### [Task]
Print exactly the lines running from the one that holds "Convert this chart to Plotly code." through the one that holds "return (px_x - L) / pw", please, and leave the pictures out.

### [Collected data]

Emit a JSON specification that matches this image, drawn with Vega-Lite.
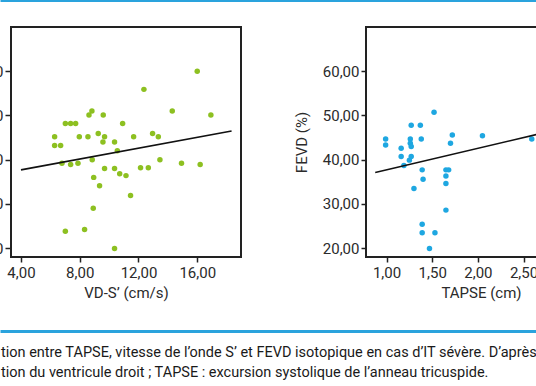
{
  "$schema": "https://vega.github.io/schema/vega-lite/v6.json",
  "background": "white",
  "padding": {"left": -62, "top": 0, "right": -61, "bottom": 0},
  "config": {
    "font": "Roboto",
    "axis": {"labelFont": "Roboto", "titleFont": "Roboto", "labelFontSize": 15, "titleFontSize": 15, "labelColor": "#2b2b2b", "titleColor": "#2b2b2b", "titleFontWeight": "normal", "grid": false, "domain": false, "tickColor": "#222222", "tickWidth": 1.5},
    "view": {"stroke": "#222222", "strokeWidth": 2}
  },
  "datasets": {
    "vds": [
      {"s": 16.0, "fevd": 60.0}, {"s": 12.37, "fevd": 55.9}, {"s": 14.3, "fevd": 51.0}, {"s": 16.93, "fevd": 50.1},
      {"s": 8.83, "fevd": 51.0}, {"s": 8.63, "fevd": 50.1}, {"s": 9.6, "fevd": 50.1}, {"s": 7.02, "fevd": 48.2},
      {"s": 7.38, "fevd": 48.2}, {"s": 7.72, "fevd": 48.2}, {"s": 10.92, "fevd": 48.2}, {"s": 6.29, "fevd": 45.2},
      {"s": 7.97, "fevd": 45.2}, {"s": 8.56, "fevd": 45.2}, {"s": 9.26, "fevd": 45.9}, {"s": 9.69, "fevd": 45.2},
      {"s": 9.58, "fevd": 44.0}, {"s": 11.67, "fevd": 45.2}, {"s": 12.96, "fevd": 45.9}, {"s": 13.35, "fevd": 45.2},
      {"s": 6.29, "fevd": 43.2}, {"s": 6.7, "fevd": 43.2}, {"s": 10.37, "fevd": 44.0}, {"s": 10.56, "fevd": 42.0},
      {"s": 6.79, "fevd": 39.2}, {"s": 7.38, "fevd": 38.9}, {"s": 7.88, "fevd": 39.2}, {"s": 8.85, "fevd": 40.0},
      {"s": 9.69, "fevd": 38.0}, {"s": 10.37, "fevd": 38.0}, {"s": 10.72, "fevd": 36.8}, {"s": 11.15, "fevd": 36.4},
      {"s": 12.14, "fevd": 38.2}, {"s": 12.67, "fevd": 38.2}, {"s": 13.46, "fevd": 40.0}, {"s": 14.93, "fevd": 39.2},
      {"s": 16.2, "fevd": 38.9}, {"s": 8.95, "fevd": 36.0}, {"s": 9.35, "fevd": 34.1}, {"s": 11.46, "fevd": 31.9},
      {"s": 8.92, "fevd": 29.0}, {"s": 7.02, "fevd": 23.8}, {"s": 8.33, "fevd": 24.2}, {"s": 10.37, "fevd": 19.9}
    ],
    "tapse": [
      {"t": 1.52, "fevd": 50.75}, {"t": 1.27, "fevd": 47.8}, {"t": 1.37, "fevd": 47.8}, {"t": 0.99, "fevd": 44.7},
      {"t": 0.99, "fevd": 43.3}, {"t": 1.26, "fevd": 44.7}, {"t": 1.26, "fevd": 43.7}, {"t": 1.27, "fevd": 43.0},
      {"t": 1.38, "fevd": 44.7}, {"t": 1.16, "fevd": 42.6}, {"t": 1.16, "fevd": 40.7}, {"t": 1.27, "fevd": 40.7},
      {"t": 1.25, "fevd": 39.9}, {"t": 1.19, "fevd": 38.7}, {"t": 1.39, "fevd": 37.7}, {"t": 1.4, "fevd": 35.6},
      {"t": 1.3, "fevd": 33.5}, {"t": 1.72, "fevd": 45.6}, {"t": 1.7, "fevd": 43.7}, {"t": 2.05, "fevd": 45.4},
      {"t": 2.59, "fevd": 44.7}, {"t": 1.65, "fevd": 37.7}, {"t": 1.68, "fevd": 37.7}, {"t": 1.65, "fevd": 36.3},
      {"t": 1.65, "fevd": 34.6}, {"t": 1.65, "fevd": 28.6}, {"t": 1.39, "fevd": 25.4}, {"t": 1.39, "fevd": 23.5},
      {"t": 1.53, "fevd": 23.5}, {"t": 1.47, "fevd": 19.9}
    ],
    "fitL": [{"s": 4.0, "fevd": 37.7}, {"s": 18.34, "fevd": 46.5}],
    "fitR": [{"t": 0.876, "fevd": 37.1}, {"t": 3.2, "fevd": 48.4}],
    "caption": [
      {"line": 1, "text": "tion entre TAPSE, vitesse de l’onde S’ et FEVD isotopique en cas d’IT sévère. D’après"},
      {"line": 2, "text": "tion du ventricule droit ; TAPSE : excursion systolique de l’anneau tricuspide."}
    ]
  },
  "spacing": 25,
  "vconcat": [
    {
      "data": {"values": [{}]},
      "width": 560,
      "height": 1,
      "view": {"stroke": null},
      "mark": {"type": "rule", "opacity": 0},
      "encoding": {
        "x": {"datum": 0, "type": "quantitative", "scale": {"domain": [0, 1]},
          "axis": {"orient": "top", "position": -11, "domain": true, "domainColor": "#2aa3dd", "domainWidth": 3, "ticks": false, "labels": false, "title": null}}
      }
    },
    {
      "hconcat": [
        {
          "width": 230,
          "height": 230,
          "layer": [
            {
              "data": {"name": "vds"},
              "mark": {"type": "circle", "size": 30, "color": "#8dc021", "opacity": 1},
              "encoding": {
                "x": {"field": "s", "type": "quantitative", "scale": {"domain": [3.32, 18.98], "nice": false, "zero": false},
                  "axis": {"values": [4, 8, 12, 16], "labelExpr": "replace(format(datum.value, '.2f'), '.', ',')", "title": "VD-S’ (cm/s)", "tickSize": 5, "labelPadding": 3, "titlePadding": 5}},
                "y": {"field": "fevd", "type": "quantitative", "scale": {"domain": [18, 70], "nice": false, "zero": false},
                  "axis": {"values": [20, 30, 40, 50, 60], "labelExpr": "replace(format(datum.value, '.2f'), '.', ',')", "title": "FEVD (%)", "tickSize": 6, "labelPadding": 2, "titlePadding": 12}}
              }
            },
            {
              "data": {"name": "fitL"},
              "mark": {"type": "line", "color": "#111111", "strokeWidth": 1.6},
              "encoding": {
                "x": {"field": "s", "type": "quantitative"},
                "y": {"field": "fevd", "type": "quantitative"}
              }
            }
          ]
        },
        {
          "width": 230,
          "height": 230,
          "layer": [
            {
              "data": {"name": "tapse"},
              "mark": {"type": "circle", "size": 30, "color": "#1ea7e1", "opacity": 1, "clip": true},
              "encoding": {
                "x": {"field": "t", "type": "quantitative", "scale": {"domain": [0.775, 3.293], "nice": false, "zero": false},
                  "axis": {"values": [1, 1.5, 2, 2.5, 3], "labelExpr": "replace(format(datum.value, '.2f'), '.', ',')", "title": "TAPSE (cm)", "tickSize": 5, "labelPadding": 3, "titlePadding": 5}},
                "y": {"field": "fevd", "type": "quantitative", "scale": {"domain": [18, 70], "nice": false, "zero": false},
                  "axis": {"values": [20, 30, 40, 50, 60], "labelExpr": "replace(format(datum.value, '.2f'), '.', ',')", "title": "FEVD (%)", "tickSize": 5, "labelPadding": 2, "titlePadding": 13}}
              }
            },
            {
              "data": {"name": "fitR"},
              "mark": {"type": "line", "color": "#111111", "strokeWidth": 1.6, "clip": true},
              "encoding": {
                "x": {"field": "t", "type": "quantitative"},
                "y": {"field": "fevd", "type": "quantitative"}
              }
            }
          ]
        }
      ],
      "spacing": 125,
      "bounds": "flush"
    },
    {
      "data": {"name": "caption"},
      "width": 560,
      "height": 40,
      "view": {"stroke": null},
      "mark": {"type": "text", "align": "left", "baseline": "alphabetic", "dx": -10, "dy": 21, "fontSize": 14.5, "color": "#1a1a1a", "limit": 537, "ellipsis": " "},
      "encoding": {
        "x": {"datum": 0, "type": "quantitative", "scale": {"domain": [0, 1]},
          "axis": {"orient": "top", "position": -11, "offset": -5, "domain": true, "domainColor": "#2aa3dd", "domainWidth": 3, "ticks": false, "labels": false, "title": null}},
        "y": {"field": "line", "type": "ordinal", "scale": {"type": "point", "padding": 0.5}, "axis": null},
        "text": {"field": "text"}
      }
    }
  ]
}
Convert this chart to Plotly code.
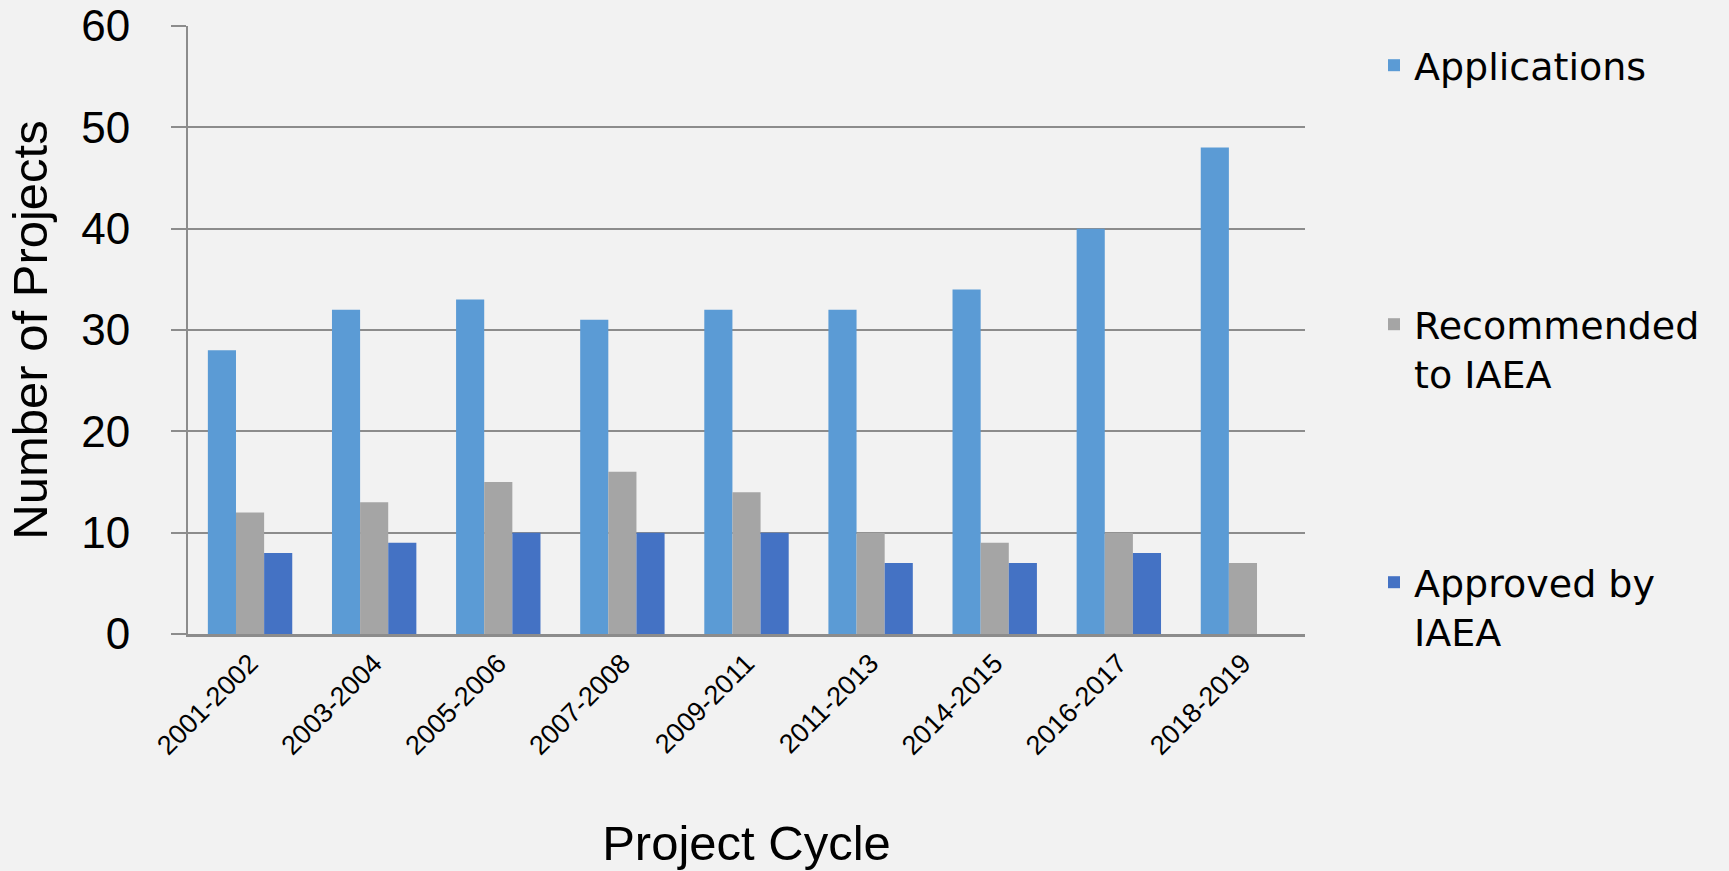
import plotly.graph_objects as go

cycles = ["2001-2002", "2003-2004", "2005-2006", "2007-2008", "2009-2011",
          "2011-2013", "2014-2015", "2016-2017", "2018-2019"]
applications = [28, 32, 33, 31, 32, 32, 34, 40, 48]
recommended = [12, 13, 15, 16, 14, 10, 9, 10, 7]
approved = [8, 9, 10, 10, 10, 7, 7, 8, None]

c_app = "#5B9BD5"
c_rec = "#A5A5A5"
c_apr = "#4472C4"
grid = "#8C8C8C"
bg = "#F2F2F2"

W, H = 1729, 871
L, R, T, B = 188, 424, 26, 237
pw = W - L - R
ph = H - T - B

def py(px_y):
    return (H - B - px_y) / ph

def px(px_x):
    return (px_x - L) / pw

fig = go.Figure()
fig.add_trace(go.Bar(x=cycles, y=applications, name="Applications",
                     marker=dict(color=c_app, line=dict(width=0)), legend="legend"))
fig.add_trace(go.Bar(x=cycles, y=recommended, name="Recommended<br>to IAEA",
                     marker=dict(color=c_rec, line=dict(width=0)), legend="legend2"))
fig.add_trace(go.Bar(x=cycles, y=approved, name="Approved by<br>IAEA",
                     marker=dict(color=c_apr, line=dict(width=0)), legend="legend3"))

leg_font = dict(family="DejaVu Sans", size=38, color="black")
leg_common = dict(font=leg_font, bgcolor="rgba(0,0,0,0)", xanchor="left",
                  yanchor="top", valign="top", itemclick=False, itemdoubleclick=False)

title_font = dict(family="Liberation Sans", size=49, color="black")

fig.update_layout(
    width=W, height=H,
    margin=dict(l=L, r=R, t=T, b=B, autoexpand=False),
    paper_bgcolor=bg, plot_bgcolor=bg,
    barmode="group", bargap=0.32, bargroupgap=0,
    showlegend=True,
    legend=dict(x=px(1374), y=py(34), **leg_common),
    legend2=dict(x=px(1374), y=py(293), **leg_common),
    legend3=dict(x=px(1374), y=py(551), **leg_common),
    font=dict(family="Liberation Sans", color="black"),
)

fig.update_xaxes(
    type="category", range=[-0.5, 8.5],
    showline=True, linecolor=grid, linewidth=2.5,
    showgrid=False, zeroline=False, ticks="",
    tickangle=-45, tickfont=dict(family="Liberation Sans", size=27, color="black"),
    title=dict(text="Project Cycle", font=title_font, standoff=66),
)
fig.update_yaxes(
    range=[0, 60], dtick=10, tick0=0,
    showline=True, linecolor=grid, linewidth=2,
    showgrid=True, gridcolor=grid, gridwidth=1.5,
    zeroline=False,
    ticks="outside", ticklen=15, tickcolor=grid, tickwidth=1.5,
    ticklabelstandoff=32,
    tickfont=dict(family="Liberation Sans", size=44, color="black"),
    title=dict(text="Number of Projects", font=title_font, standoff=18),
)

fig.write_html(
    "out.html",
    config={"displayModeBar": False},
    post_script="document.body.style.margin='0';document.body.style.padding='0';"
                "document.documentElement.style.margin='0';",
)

### [Solution]
Convert this chart to Plotly code.
import plotly.graph_objects as go

cycles = ["2001-2002", "2003-2004", "2005-2006", "2007-2008", "2009-2011",
          "2011-2013", "2014-2015", "2016-2017", "2018-2019"]
applications = [28, 32, 33, 31, 32, 32, 34, 40, 48]
recommended = [12, 13, 15, 16, 14, 10, 9, 10, 7]
approved = [8, 9, 10, 10, 10, 7, 7, 8, None]

c_app = "#5B9BD5"
c_rec = "#A5A5A5"
c_apr = "#4472C4"
grid = "#8C8C8C"
bg = "#F2F2F2"

W, H = 1729, 871
L, R, T, B = 188, 424, 26, 237
pw = W - L - R
ph = H - T - B

def py(px_y):
    return (H - B - px_y) / ph

def px(px_x):
    return (px_x - L) / pw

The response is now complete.